Apple is expected to unveil its biggest rise in profits since late 2015 with third quarter results set to hit $52.9 billion, boosted by pricier iPhones and strong sales from its lucrative app store and services business.

Analysts and mobile industry sources expect investors in the Silicon Valley giant will enjoy another quarter of significant year-on-year growth when the group reports its quarterly results on Tuesday night.

Some estimates suggest as much as 37pc growth in earnings per share. It was only last quarter that Apple broke its own record for the biggest quarterly profit of all time, despite a fall in iPhone sales.

The technology giant sold 52.2m iPhones in the second quarter of 2018, up by 2.9 pc from 50.6m in the same quarter the previous year, with the higher price of the new handsets meaning revenues from selling iPhones rose.

The high price tag for the iPhone X, costing up to £1,149 and the iPhone 8, up to £799, should buffer any further drop in sales, analysts predict.

Insiders said that Apple’s services, made up of the App Store, Apple Music, iCloud, iTunes, Licensing, Apple Care and Apple Pay could soar 19pc, cementing Apple as a bona fide software company.
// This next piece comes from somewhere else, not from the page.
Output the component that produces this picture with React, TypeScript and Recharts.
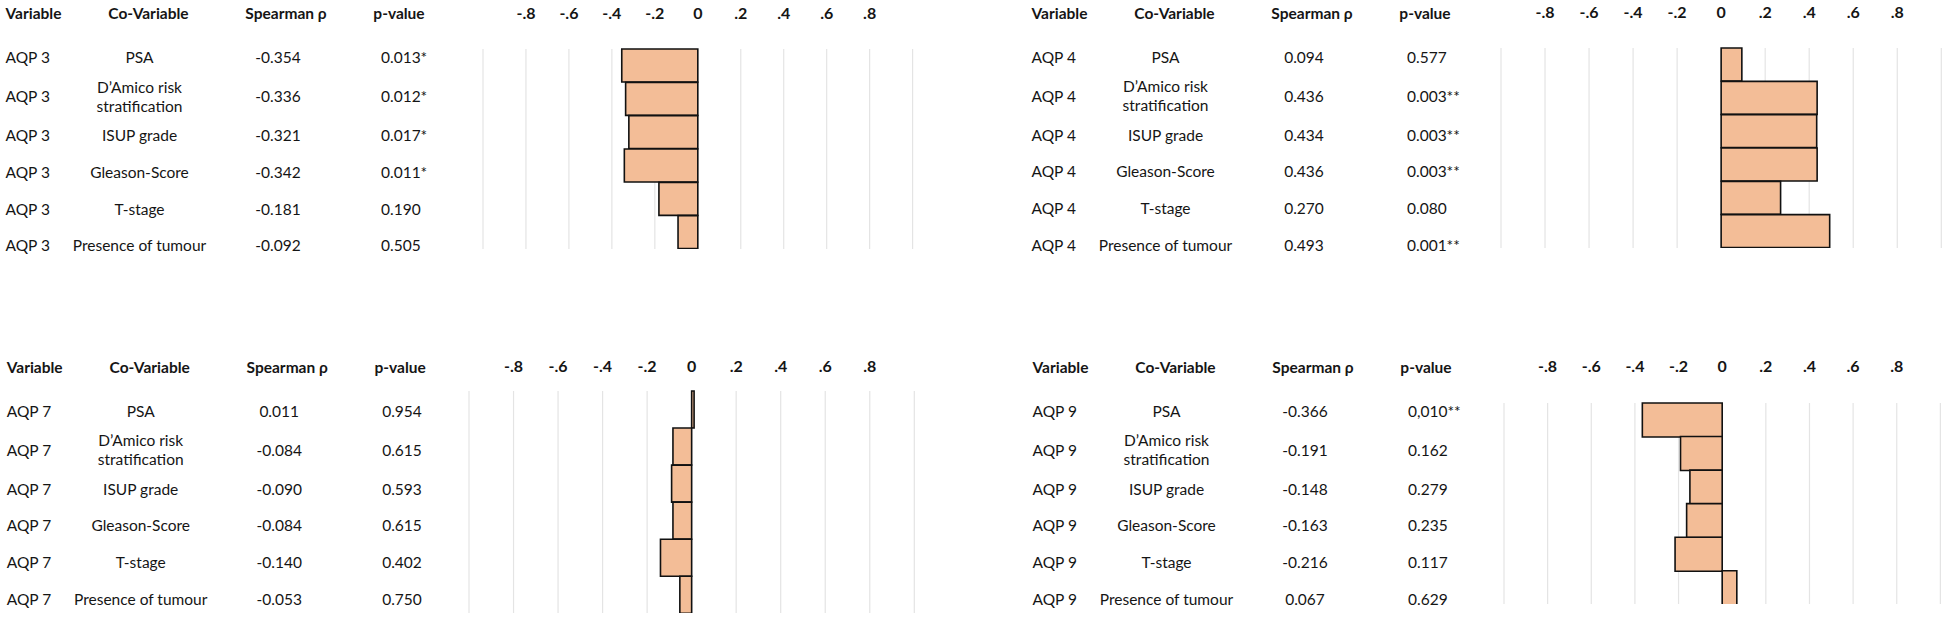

Apple’s sales and earnings are typically lower in the third quarter prior to the arrival of new phone models which are usually unveiled at a glitzy conference in California in September, live streamed to millions around the world. But Guggenheim Partners estimated that it will hit a 4pc increase in sales in comparison to the same period last year.

The promising figures are shrouded somewhat by figures from Gartner that suggest worldwide smartphone sales declined for the first time in 2017 and growth could be cooling across the industry.

App stored
The app store and other software services Apple provides are likely to prop up profit Credit: Tongo

Analysts will use Tuesday’s earning call to grill Tim Cook, Apple’s chief executive, on how the company will evolve in a maturing smartphone market where the pace of innovation has slowed.

Apple’s failure to sell cheap phones to foreign emerging markets like India might become “an issue”, Gartner smartphone specialist Annette Zimmerman told the Sunday Telegraph.

“Apple has not grown in any emerging markets because they don’t have a low end device,” she said.

“I don’t see them wanting to take that seriously and that that might become an issue”.

Markets like India are hungry for cheaper smartphones. Korean rival Samsung is well positioned to offer cheaper handsets with its wide portfolio of smartphone models, as they scramble for international growth while pitted against new Chinese players Huawei, Oppo and Xiaomi.